From 0e03eca8f0c58c4fd516fa36e89661833f609b57 Mon Sep 17 00:00:00 2001
From: Tobias Gruetzmacher <tobias-git@23.gs>
Date: Wed, 23 Jul 2014 20:53:59 +0200
Subject: [PATCH] Move all regular expression operation into the new class. -
 Move fetchUrls, fetchUrl and fetchText. - Move base URL handling.

---
 dosagelib/scraper.py | 49 ++++++++++++++++++++++++++++++++++++++----
 dosagelib/util.py    | 51 +++-----------------------------------------
 2 files changed, 48 insertions(+), 52 deletions(-)

diff --git a/dosagelib/scraper.py b/dosagelib/scraper.py
index a246ccae6..ef9541a4e 100644
--- a/dosagelib/scraper.py
+++ b/dosagelib/scraper.py
@@ -5,8 +5,14 @@ import requests
 import time
 import random
 import os
+import re
+try:
+    from urllib.parse import urljoin
+except ImportError:
+    from urlparse import urljoin
 from . import loader, configuration, util
-from .util import (makeSequence, get_system_uid, urlopen, getDirname)
+from .util import (getPageContent, makeSequence, get_system_uid, urlopen,
+        getDirname, unescape, tagre, normaliseURL)
 from .comic import ComicStrip
 from .output import out
 from .events import getHandler
@@ -315,20 +321,55 @@ class _BasicScraper(Scraper):
     any).
     """
 
+    BASE_SEARCH = re.compile(tagre("base", "href", '([^"]*)'))
+
     @classmethod
     def getPage(cls, url):
-        content, baseUrl = util.getPageContent(url, cls.session)
+        content = getPageContent(url, cls.session)
+        # determine base URL
+        baseUrl = None
+        match = cls.BASE_SEARCH.search(content)
+        if match:
+            baseUrl = match.group(1)
+        else:
+            baseUrl = url
         return (content, baseUrl)
 
     @classmethod
     def fetchUrls(cls, url, data, urlSearch):
         """Search all entries for given URL pattern(s) in a HTML page."""
-        return util.fetchUrls(url, data[0], data[1], urlSearch)
+        searchUrls = []
+        searches = makeSequence(urlSearch)
+        for search in searches:
+            for match in search.finditer(data[0]):
+                searchUrl = match.group(1)
+                if not searchUrl:
+                    raise ValueError("Pattern %s matched empty URL at %s." % (search.pattern, url))
+                out.debug(u'matched URL %r with pattern %s' % (searchUrl, search.pattern))
+                searchUrls.append(normaliseURL(urljoin(data[1], searchUrl)))
+            if searchUrls:
+                # do not search other links if one pattern matched
+                break
+        if not searchUrls:
+            patterns = [x.pattern for x in searches]

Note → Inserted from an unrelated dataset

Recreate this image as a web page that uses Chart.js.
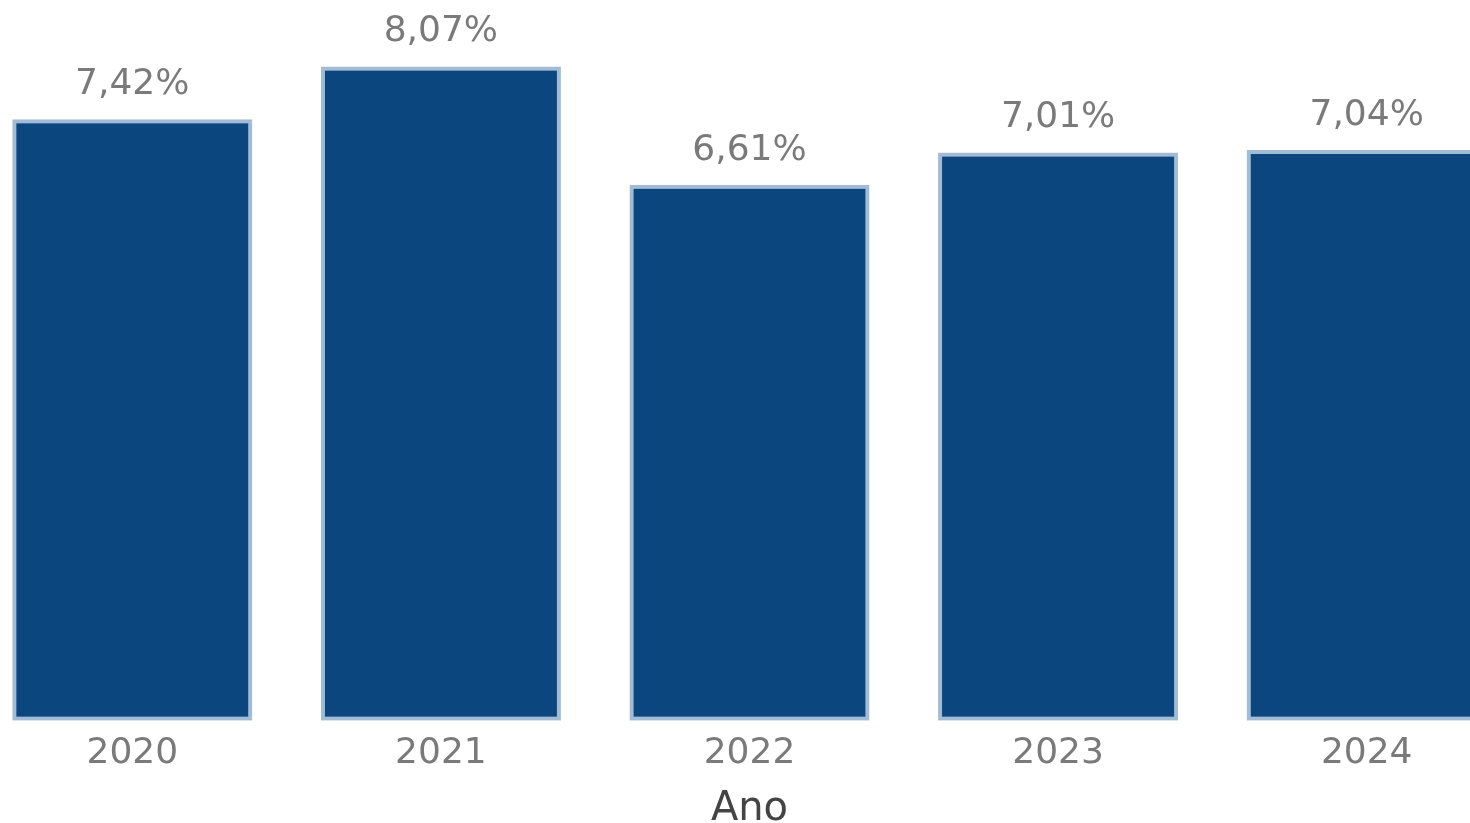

+            raise ValueError("Patterns %s not found at URL %s." % (patterns, url))
+        return searchUrls
 
     @classmethod
     def fetchText(cls, url, data, textSearch, optional):
         """Search text entry for given text pattern in a HTML page."""
-        return util.fetchText(url, data[0], textSearch, optional)
+        if textSearch:
+            match = textSearch.search(data[0])
+            if match:
+                text = match.group(1)
+                out.debug(u'matched text %r with pattern %s' % (text, textSearch.pattern))
+                return unescape(text).strip()
+            if optional:
+                return None
+            else:
+                raise ValueError("Pattern %s not found at URL %s." % (textSearch.pattern, url))
+        else:
+            return None
 
 
 def find_scraperclasses(comic, multiple_allowed=False):
diff --git a/dosagelib/util.py b/dosagelib/util.py
index d1201806c..d586da69a 100644
--- a/dosagelib/util.py
+++ b/dosagelib/util.py
@@ -7,9 +7,9 @@ try:
 except ImportError:
     from urllib import quote as url_quote, unquote as url_unquote
 try:
-    from urllib.parse import urlparse, urlunparse, urljoin, urlsplit
+    from urllib.parse import urlparse, urlunparse, urlsplit
 except ImportError:
-    from urlparse import urlparse, urlunparse, urljoin, urlsplit
+    from urlparse import urlparse, urlunparse, urlsplit
 try:
     from urllib import robotparser
 except ImportError:
@@ -176,8 +176,6 @@ def case_insensitive_re(name):
     return "".join("[%s%s]" % (c.lower(), c.upper()) for c in name)
 
 
-baseSearch = re.compile(tagre("base", "href", '([^"]*)'))
-
 def isValidPageContent(data):
     """Check if page content is empty or has error messages."""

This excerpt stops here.